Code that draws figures
□ □ □ □
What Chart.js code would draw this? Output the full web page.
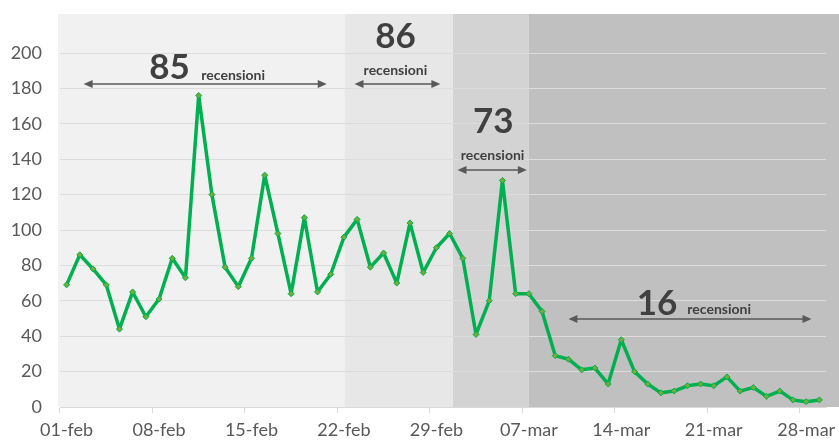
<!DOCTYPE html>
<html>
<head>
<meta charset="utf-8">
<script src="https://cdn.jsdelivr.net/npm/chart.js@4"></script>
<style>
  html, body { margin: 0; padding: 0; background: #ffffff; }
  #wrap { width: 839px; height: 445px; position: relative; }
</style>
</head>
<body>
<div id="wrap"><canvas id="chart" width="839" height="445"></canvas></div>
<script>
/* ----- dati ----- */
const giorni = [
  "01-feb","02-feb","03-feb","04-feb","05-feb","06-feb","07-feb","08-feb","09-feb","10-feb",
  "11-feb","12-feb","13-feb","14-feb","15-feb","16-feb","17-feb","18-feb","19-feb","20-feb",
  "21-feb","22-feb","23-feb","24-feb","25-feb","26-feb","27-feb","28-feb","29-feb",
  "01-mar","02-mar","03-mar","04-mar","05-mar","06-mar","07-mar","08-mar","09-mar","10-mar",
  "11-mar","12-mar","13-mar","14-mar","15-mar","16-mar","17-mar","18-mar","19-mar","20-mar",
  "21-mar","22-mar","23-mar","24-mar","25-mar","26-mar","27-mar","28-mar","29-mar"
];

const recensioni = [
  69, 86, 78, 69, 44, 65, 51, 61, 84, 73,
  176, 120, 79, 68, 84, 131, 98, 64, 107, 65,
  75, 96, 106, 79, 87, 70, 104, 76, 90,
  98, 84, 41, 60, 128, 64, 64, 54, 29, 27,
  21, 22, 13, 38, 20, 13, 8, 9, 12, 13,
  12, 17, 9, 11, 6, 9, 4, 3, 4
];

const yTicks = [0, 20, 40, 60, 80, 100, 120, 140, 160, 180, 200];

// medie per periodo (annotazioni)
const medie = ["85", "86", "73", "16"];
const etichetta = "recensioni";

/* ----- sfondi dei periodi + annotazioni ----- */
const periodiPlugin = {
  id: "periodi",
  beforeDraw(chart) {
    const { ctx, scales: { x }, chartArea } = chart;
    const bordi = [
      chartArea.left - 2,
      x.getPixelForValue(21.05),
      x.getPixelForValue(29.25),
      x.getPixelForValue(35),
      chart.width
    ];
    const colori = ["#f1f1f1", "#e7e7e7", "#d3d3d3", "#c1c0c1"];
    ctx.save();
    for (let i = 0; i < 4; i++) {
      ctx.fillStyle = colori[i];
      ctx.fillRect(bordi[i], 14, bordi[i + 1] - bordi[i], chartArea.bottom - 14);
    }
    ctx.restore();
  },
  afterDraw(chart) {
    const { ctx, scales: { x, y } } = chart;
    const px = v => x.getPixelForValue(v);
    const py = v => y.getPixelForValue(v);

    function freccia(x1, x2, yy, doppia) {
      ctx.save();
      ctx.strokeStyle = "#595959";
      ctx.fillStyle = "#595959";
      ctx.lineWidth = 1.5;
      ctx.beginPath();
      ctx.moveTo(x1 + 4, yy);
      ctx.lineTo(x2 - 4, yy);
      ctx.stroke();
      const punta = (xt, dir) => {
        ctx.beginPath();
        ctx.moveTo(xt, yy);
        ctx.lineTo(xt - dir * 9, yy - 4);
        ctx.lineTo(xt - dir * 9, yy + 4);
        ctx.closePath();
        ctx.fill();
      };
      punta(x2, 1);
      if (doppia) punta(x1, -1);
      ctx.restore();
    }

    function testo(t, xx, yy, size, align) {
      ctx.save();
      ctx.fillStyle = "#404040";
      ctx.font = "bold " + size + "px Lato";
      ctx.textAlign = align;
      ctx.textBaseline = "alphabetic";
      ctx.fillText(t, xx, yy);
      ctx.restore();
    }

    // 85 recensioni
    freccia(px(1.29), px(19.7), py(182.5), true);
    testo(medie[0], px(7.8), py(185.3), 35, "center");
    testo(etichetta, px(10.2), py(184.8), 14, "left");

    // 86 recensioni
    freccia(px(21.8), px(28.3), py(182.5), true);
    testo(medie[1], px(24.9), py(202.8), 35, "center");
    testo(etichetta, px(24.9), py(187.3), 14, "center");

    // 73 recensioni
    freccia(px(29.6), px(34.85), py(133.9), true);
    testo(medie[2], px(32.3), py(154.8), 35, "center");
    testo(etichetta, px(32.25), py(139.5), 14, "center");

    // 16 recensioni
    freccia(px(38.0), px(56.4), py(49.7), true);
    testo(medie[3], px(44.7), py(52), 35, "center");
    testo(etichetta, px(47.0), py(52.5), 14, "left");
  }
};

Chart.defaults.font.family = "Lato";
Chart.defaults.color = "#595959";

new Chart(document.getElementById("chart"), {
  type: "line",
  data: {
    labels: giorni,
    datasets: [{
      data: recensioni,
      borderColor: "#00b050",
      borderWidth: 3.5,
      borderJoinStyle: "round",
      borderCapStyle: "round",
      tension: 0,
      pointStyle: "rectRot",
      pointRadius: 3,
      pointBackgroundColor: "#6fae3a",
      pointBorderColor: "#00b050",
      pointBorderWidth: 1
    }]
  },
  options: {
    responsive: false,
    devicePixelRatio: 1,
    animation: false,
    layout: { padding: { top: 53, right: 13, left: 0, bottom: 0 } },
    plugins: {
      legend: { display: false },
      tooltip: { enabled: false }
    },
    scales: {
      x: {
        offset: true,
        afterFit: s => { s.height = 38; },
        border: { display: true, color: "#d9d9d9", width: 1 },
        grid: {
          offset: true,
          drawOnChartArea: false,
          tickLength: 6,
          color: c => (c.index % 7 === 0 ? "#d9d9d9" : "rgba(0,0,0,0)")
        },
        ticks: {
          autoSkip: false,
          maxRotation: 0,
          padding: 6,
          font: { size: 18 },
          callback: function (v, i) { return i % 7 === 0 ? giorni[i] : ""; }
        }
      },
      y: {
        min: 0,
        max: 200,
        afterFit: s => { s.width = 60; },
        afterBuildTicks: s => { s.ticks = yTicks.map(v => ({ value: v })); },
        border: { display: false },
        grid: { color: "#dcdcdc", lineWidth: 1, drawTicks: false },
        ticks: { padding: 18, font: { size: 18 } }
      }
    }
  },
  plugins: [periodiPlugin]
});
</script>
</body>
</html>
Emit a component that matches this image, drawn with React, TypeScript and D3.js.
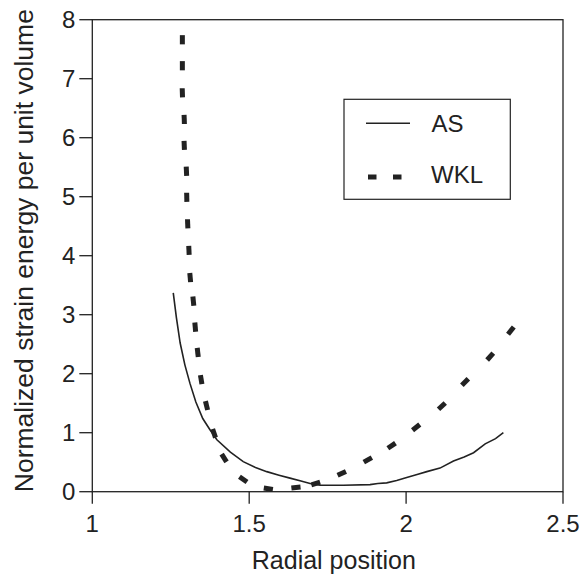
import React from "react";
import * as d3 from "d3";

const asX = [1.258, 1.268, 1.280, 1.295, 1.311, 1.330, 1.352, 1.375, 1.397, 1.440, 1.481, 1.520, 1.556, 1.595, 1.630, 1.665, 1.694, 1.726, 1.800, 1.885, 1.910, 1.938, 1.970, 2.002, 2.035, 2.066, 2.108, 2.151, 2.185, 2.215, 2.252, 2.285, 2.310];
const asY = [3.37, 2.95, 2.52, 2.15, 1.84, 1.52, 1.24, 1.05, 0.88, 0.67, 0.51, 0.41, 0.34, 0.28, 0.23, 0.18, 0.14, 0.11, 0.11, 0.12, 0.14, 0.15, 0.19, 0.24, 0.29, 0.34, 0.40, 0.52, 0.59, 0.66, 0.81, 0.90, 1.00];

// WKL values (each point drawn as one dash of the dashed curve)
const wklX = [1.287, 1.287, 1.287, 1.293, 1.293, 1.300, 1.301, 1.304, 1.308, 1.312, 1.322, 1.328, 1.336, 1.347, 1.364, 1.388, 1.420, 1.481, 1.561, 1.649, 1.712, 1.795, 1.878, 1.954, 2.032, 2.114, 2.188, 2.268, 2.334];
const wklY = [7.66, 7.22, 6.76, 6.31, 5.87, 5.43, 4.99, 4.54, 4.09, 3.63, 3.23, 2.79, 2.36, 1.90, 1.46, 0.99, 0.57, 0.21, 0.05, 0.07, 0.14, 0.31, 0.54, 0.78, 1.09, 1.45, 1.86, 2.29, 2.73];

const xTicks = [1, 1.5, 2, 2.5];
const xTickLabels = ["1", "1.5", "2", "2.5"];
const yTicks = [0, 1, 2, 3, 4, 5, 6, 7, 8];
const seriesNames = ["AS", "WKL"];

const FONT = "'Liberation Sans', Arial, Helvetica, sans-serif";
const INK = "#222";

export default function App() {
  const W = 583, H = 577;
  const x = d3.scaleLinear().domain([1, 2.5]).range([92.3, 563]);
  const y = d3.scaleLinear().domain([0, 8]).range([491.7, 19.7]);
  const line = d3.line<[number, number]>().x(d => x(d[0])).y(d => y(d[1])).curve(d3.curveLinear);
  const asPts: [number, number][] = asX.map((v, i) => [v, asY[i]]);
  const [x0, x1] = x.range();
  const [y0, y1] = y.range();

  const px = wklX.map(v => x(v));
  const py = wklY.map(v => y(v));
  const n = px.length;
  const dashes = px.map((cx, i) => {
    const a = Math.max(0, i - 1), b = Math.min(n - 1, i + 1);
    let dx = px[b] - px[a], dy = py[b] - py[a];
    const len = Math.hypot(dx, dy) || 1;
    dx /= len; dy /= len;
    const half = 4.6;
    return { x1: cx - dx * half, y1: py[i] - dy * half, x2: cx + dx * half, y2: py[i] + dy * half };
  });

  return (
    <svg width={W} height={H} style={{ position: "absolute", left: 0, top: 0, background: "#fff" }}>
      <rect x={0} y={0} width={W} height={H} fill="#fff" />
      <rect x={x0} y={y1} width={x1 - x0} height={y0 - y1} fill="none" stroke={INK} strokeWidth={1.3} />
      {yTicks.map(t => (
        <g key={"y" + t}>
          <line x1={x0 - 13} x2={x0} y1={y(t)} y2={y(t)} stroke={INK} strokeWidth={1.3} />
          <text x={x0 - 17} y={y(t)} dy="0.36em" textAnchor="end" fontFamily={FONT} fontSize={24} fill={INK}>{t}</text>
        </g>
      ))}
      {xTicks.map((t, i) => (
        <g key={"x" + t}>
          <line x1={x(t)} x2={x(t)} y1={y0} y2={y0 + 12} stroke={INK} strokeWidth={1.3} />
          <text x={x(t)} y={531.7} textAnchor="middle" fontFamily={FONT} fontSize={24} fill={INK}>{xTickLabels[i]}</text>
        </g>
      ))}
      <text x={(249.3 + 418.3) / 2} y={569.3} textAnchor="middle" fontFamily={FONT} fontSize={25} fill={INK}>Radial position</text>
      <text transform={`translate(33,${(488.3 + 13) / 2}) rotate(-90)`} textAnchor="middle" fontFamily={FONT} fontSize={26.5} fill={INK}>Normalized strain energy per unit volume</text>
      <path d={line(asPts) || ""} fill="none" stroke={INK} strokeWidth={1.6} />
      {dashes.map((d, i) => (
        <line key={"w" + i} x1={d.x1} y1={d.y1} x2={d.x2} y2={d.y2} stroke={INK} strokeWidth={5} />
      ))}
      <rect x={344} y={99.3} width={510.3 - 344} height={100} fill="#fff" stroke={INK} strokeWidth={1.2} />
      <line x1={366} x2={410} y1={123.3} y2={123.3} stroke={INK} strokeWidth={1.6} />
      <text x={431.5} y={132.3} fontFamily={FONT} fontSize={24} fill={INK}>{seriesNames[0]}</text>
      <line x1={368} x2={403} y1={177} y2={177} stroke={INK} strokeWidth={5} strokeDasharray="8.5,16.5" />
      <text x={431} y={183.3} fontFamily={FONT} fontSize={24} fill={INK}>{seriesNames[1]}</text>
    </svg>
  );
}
□ □ □ □
# Work instructions:
Leave out every picture, then retype exactly the lines from the one containing "Emit a component" through the one containing "const [y0, y1] = y.range();".

# Response below:
Emit a component that matches this image, drawn with React, TypeScript and D3.js.
import React from "react";
import * as d3 from "d3";

const asX = [1.258, 1.268, 1.280, 1.295, 1.311, 1.330, 1.352, 1.375, 1.397, 1.440, 1.481, 1.520, 1.556, 1.595, 1.630, 1.665, 1.694, 1.726, 1.800, 1.885, 1.910, 1.938, 1.970, 2.002, 2.035, 2.066, 2.108, 2.151, 2.185, 2.215, 2.252, 2.285, 2.310];
const asY = [3.37, 2.95, 2.52, 2.15, 1.84, 1.52, 1.24, 1.05, 0.88, 0.67, 0.51, 0.41, 0.34, 0.28, 0.23, 0.18, 0.14, 0.11, 0.11, 0.12, 0.14, 0.15, 0.19, 0.24, 0.29, 0.34, 0.40, 0.52, 0.59, 0.66, 0.81, 0.90, 1.00];

// WKL values (each point drawn as one dash of the dashed curve)
const wklX = [1.287, 1.287, 1.287, 1.293, 1.293, 1.300, 1.301, 1.304, 1.308, 1.312, 1.322, 1.328, 1.336, 1.347, 1.364, 1.388, 1.420, 1.481, 1.561, 1.649, 1.712, 1.795, 1.878, 1.954, 2.032, 2.114, 2.188, 2.268, 2.334];
const wklY = [7.66, 7.22, 6.76, 6.31, 5.87, 5.43, 4.99, 4.54, 4.09, 3.63, 3.23, 2.79, 2.36, 1.90, 1.46, 0.99, 0.57, 0.21, 0.05, 0.07, 0.14, 0.31, 0.54, 0.78, 1.09, 1.45, 1.86, 2.29, 2.73];

const xTicks = [1, 1.5, 2, 2.5];
const xTickLabels = ["1", "1.5", "2", "2.5"];
const yTicks = [0, 1, 2, 3, 4, 5, 6, 7, 8];
const seriesNames = ["AS", "WKL"];

const FONT = "'Liberation Sans', Arial, Helvetica, sans-serif";
const INK = "#222";

export default function App() {
  const W = 583, H = 577;
  const x = d3.scaleLinear().domain([1, 2.5]).range([92.3, 563]);
  const y = d3.scaleLinear().domain([0, 8]).range([491.7, 19.7]);
  const line = d3.line<[number, number]>().x(d => x(d[0])).y(d => y(d[1])).curve(d3.curveLinear);
  const asPts: [number, number][] = asX.map((v, i) => [v, asY[i]]);
  const [x0, x1] = x.range();
  const [y0, y1] = y.range();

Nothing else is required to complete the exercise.